━━━━━ Record extracts ━━━━━

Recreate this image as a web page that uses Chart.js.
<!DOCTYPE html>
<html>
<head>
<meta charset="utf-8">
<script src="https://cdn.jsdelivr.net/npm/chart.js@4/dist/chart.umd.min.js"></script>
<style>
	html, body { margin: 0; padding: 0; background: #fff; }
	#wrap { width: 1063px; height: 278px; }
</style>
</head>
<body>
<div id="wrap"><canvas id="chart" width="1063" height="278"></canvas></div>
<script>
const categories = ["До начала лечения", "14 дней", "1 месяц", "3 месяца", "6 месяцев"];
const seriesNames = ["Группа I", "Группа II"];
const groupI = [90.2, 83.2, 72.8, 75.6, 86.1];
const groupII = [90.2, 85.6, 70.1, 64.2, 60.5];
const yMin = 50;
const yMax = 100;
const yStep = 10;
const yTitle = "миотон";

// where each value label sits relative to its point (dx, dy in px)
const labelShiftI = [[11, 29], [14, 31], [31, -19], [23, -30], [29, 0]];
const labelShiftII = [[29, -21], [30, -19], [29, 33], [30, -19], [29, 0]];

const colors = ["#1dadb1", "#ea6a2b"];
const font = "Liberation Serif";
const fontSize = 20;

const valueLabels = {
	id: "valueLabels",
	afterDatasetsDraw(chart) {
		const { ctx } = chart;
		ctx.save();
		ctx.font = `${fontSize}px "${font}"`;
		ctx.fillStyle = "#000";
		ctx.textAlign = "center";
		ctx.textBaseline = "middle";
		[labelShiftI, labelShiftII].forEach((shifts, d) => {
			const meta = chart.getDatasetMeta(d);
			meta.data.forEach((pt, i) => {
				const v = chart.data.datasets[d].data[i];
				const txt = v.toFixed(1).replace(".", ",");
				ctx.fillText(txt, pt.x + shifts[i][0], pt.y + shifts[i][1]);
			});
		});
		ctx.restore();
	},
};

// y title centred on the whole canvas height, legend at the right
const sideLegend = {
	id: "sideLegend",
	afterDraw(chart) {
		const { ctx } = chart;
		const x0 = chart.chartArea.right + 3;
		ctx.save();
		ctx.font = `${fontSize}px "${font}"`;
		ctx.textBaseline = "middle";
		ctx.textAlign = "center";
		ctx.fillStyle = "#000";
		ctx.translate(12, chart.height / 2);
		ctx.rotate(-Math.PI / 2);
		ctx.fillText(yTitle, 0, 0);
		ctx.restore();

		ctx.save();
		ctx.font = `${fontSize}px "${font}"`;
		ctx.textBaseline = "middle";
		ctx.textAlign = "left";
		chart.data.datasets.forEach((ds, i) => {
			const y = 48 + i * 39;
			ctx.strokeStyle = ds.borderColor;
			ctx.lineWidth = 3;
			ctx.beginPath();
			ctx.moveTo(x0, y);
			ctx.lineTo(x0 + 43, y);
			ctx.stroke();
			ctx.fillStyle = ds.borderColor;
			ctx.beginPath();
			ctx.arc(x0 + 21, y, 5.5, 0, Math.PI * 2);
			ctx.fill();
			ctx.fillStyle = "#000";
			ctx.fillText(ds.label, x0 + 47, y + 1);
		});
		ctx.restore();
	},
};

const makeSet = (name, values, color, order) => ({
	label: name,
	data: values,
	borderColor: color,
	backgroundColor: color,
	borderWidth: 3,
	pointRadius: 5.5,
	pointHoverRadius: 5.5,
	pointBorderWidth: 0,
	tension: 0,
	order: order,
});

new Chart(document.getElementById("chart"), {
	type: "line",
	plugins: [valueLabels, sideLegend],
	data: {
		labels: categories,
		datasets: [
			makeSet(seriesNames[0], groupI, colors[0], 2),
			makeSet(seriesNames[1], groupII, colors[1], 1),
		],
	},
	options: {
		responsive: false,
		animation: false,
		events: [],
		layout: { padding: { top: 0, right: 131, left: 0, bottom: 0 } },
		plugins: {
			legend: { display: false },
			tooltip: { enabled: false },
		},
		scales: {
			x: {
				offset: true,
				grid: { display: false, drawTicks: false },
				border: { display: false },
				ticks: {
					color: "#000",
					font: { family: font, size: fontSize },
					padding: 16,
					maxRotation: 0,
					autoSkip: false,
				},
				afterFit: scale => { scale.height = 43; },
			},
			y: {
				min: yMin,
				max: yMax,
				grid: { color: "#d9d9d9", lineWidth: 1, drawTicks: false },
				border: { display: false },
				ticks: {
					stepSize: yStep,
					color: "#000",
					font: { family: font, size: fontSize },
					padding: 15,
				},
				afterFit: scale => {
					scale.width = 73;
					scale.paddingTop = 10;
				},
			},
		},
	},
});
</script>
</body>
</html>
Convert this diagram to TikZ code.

━━━━━

• What you should do:
The word "this" appears in how many lines of the records? Give the number only.

• Exercise result:
2